* START *

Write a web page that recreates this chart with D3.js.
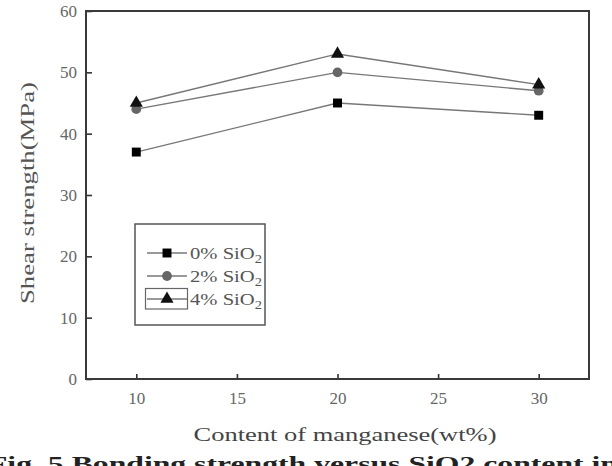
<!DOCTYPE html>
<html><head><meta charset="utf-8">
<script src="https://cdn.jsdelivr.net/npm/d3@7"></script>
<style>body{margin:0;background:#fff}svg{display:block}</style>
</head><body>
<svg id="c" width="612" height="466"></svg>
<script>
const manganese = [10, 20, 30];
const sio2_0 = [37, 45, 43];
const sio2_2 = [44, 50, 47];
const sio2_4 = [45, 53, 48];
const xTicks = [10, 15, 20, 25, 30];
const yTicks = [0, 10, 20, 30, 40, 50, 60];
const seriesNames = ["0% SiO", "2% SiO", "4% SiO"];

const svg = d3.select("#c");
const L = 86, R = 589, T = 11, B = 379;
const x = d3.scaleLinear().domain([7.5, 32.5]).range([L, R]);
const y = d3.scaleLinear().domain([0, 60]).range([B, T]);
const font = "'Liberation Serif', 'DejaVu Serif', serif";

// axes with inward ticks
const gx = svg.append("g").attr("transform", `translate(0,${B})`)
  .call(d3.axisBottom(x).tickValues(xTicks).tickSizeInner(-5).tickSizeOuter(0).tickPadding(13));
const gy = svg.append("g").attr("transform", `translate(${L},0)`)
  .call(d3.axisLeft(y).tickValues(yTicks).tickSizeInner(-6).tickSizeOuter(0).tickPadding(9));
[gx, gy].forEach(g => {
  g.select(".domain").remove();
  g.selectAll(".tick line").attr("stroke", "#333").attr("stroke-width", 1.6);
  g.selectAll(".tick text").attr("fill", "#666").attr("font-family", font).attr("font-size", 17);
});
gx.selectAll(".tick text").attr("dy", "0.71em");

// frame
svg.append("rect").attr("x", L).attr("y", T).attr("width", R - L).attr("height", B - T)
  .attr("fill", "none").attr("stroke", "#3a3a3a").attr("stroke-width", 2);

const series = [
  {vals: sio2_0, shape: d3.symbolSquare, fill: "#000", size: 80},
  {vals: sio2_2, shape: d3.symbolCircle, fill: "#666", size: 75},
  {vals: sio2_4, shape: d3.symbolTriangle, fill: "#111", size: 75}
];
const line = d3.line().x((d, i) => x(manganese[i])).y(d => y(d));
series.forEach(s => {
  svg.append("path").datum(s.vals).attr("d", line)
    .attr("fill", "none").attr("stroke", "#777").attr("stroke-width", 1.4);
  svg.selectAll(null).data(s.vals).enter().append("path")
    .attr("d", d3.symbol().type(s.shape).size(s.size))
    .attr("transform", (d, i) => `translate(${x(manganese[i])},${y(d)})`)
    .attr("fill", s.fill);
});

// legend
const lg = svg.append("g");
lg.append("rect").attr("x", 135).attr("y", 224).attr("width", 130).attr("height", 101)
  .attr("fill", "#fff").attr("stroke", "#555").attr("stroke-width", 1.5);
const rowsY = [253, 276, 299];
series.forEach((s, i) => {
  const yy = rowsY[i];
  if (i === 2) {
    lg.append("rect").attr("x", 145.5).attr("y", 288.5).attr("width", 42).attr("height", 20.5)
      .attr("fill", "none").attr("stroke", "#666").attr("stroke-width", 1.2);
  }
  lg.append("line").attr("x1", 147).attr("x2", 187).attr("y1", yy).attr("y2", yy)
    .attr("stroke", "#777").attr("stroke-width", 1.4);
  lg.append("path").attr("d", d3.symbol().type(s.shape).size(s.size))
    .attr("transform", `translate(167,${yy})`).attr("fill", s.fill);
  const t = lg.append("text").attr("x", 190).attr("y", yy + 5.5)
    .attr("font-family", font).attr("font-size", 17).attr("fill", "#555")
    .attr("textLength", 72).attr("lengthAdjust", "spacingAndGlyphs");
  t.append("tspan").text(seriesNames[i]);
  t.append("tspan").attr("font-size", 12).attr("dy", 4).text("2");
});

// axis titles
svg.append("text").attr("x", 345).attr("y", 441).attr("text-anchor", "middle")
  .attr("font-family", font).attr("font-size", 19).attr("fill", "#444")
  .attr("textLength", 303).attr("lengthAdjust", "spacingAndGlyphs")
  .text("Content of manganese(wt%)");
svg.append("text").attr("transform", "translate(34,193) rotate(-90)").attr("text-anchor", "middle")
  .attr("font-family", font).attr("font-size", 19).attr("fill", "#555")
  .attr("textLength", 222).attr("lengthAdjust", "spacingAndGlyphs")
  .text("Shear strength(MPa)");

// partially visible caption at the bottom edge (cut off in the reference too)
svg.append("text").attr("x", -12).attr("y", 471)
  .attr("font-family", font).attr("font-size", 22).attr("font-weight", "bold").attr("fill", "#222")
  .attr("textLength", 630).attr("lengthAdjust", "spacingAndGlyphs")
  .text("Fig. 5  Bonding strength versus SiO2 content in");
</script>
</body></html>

* END *
* START *

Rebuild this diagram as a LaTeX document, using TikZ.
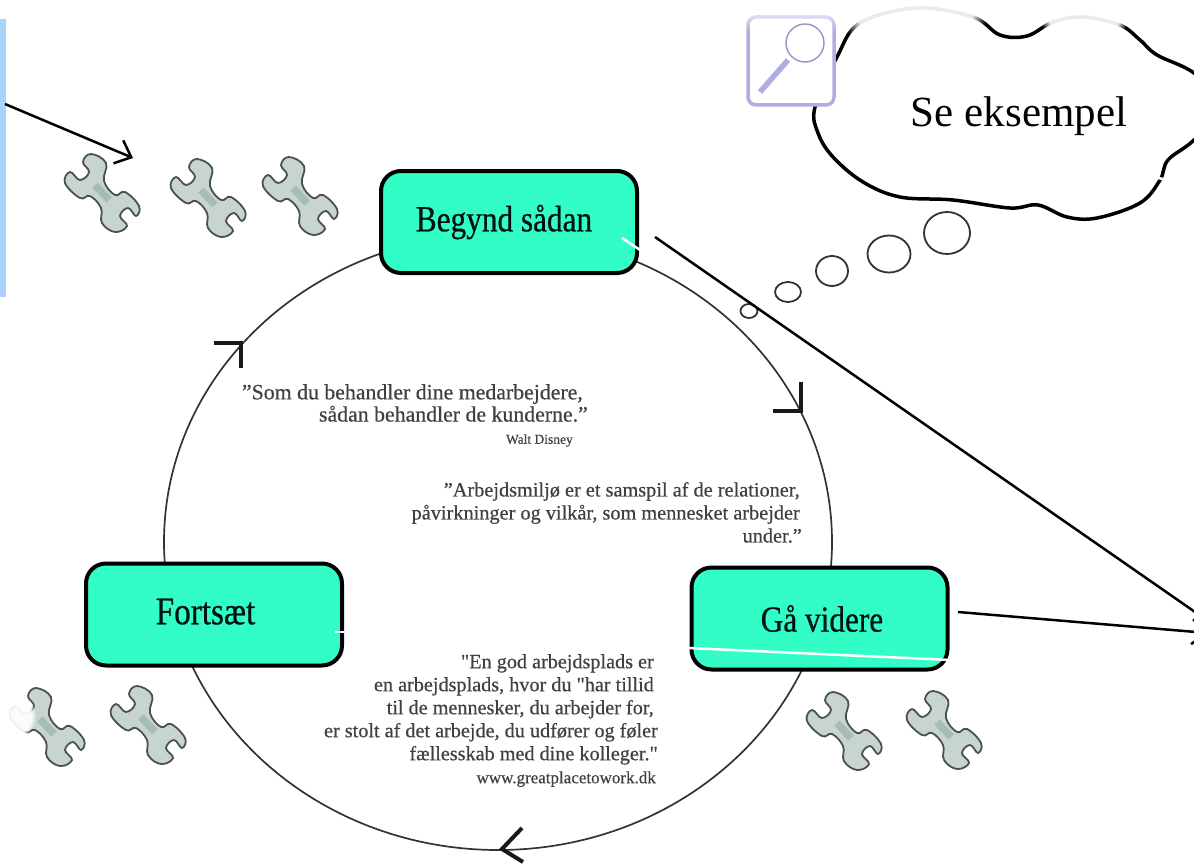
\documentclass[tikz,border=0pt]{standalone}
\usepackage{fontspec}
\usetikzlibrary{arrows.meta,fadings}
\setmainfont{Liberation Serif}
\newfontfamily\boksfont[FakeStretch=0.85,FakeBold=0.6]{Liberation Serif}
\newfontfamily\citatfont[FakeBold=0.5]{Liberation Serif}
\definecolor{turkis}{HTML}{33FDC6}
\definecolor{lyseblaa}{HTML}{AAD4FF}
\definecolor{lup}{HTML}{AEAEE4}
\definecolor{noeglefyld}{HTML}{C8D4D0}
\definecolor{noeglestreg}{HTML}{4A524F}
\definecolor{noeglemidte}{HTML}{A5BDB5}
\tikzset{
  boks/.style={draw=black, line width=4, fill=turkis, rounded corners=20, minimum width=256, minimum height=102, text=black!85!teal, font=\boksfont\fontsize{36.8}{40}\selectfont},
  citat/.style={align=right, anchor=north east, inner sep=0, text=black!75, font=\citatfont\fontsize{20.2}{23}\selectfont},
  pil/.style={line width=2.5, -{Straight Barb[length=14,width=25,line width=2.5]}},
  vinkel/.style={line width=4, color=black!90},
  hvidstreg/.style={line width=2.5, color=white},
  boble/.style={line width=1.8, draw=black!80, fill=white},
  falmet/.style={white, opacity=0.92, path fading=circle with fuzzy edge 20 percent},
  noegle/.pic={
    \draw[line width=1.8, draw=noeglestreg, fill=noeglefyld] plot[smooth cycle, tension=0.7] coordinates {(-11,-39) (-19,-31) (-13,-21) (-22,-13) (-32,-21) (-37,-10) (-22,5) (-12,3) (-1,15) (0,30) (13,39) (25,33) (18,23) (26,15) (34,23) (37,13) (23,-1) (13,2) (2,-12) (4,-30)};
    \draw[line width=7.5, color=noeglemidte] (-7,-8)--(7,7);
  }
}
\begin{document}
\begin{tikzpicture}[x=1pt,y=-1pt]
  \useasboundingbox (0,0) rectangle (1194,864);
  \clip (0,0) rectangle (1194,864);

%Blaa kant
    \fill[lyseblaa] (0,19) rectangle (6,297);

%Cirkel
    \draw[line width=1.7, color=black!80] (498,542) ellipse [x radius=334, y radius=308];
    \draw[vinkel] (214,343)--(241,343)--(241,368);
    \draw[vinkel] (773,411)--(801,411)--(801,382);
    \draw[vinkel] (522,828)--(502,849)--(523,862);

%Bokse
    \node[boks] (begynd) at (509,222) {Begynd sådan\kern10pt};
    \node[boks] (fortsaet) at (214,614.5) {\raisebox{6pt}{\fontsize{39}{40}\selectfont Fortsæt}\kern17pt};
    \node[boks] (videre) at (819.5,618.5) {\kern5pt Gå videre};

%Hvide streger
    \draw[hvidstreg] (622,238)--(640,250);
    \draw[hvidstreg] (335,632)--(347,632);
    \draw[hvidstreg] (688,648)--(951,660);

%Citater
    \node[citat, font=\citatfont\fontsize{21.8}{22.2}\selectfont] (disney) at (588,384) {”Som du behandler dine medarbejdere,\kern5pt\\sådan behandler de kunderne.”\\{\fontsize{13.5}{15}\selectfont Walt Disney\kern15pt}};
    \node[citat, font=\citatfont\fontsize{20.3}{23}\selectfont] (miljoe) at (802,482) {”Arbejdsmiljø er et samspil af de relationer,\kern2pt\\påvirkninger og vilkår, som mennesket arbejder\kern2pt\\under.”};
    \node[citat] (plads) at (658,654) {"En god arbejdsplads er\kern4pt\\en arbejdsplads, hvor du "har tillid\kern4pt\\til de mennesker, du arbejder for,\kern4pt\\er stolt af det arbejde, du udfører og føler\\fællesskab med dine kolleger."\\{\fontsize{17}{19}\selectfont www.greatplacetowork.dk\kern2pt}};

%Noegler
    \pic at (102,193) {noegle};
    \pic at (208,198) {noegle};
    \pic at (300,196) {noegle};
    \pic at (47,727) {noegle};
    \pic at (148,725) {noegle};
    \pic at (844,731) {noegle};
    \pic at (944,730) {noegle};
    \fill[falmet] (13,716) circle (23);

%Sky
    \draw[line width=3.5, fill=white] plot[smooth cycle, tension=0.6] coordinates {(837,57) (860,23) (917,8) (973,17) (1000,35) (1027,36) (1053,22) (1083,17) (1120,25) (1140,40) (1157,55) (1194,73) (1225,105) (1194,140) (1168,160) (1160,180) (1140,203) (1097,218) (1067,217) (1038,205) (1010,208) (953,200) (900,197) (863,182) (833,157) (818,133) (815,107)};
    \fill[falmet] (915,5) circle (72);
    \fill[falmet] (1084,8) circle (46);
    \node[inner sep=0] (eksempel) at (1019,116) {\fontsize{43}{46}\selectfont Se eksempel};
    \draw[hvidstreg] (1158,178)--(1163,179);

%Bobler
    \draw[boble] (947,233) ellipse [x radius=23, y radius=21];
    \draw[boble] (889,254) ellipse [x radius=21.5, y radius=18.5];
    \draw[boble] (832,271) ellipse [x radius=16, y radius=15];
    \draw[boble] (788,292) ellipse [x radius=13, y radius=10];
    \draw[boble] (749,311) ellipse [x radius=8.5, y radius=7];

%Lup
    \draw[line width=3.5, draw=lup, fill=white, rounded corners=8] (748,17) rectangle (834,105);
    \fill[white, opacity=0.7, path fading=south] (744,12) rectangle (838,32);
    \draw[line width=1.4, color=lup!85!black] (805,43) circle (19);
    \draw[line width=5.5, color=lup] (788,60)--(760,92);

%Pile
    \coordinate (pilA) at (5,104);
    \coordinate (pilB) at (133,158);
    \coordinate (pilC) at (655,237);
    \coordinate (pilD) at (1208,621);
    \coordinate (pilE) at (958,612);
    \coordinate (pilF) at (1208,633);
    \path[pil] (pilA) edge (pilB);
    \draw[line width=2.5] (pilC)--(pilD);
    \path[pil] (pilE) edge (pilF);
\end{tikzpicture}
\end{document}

* END *
* START *

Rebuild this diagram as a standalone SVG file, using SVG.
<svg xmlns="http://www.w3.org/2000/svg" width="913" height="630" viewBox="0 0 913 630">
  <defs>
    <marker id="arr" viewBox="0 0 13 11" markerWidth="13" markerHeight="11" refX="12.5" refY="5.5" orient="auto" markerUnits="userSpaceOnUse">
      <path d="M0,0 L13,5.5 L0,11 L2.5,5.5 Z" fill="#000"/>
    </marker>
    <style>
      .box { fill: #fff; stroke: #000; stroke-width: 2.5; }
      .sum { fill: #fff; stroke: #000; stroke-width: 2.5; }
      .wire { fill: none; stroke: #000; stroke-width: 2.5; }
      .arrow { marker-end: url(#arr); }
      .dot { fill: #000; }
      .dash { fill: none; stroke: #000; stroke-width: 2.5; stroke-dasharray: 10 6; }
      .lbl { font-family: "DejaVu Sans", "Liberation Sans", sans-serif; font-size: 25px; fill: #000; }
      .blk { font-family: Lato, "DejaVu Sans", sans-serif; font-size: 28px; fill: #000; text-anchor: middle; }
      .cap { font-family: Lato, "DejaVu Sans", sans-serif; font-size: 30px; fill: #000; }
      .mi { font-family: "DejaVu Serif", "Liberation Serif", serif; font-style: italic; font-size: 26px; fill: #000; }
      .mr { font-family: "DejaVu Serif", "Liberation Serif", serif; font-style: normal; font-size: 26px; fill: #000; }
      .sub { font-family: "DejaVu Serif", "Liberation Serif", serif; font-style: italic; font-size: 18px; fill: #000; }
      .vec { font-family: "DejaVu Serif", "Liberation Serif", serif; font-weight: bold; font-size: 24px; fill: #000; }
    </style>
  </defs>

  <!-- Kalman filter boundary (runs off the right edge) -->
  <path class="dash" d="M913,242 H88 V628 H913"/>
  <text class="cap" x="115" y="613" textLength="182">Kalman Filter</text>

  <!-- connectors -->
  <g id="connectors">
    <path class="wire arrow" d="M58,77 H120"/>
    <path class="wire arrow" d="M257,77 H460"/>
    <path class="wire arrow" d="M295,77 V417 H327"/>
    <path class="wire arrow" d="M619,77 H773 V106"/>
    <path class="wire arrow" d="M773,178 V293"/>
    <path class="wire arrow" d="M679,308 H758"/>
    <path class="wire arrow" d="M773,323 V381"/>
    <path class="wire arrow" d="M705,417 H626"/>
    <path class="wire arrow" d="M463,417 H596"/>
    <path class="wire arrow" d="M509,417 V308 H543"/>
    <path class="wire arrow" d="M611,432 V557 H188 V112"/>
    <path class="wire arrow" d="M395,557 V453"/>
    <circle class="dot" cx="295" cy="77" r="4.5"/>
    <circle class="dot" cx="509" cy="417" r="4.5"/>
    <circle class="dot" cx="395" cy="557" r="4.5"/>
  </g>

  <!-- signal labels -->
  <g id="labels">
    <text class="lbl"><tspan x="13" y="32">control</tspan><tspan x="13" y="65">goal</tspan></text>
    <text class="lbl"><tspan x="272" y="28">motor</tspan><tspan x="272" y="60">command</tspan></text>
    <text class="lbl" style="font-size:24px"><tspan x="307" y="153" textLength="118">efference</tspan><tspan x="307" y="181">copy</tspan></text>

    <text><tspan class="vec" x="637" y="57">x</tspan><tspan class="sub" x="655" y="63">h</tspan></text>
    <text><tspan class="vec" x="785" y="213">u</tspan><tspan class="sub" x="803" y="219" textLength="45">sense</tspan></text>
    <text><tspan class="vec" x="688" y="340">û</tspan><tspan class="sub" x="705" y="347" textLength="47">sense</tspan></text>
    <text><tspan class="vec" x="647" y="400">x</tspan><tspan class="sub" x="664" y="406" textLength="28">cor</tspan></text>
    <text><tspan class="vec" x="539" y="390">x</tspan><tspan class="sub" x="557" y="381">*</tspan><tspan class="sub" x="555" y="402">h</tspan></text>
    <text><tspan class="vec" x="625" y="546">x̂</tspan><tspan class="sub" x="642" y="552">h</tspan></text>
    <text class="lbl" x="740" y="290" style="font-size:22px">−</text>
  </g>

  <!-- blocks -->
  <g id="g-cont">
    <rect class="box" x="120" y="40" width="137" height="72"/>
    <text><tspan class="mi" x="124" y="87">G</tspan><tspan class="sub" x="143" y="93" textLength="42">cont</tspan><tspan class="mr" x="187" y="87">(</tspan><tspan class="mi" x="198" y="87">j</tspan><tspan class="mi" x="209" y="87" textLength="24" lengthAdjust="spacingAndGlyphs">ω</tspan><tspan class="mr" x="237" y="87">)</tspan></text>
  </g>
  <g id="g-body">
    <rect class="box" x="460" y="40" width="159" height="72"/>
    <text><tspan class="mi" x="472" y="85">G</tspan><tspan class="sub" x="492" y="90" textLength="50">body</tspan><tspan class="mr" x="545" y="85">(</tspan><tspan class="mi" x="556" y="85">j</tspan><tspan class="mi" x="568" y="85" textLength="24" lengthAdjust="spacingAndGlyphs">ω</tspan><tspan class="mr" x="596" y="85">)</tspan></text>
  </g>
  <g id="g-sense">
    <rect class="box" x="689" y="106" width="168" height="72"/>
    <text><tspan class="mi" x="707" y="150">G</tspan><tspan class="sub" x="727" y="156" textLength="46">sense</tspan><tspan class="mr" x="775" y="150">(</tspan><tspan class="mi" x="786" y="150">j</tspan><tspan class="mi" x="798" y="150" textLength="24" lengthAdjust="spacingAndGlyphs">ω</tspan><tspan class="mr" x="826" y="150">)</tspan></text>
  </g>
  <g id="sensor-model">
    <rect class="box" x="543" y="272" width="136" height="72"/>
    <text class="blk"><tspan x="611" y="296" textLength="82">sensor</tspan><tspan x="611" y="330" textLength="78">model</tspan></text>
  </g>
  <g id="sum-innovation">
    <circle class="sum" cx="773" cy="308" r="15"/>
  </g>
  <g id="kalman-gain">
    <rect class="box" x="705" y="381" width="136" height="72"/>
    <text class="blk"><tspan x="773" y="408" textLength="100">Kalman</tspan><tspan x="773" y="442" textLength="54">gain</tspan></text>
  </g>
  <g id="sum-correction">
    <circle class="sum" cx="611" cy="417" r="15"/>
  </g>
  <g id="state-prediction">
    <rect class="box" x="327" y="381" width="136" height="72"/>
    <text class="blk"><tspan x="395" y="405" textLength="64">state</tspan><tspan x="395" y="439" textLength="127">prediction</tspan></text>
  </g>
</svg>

* END *

Only the lines from the one with "Rebuild this diagram as a LaTeX" through the one with "(videre) at (819.5,618.5)" belong in your copy; retype them exactly and drop any pictures.

Rebuild this diagram as a LaTeX document, using TikZ.
\documentclass[tikz,border=0pt]{standalone}
\usepackage{fontspec}
\usetikzlibrary{arrows.meta,fadings}
\setmainfont{Liberation Serif}
\newfontfamily\boksfont[FakeStretch=0.85,FakeBold=0.6]{Liberation Serif}
\newfontfamily\citatfont[FakeBold=0.5]{Liberation Serif}
\definecolor{turkis}{HTML}{33FDC6}
\definecolor{lyseblaa}{HTML}{AAD4FF}
\definecolor{lup}{HTML}{AEAEE4}
\definecolor{noeglefyld}{HTML}{C8D4D0}
\definecolor{noeglestreg}{HTML}{4A524F}
\definecolor{noeglemidte}{HTML}{A5BDB5}
\tikzset{
  boks/.style={draw=black, line width=4, fill=turkis, rounded corners=20, minimum width=256, minimum height=102, text=black!85!teal, font=\boksfont\fontsize{36.8}{40}\selectfont},
  citat/.style={align=right, anchor=north east, inner sep=0, text=black!75, font=\citatfont\fontsize{20.2}{23}\selectfont},
  pil/.style={line width=2.5, -{Straight Barb[length=14,width=25,line width=2.5]}},
  vinkel/.style={line width=4, color=black!90},
  hvidstreg/.style={line width=2.5, color=white},
  boble/.style={line width=1.8, draw=black!80, fill=white},
  falmet/.style={white, opacity=0.92, path fading=circle with fuzzy edge 20 percent},
  noegle/.pic={
    \draw[line width=1.8, draw=noeglestreg, fill=noeglefyld] plot[smooth cycle, tension=0.7] coordinates {(-11,-39) (-19,-31) (-13,-21) (-22,-13) (-32,-21) (-37,-10) (-22,5) (-12,3) (-1,15) (0,30) (13,39) (25,33) (18,23) (26,15) (34,23) (37,13) (23,-1) (13,2) (2,-12) (4,-30)};
    \draw[line width=7.5, color=noeglemidte] (-7,-8)--(7,7);
  }
}
\begin{document}
\begin{tikzpicture}[x=1pt,y=-1pt]
  \useasboundingbox (0,0) rectangle (1194,864);
  \clip (0,0) rectangle (1194,864);

%Blaa kant
    \fill[lyseblaa] (0,19) rectangle (6,297);

%Cirkel
    \draw[line width=1.7, color=black!80] (498,542) ellipse [x radius=334, y radius=308];
    \draw[vinkel] (214,343)--(241,343)--(241,368);
    \draw[vinkel] (773,411)--(801,411)--(801,382);
    \draw[vinkel] (522,828)--(502,849)--(523,862);

%Bokse
    \node[boks] (begynd) at (509,222) {Begynd sådan\kern10pt};
    \node[boks] (fortsaet) at (214,614.5) {\raisebox{6pt}{\fontsize{39}{40}\selectfont Fortsæt}\kern17pt};
    \node[boks] (videre) at (819.5,618.5) {\kern5pt Gå videre};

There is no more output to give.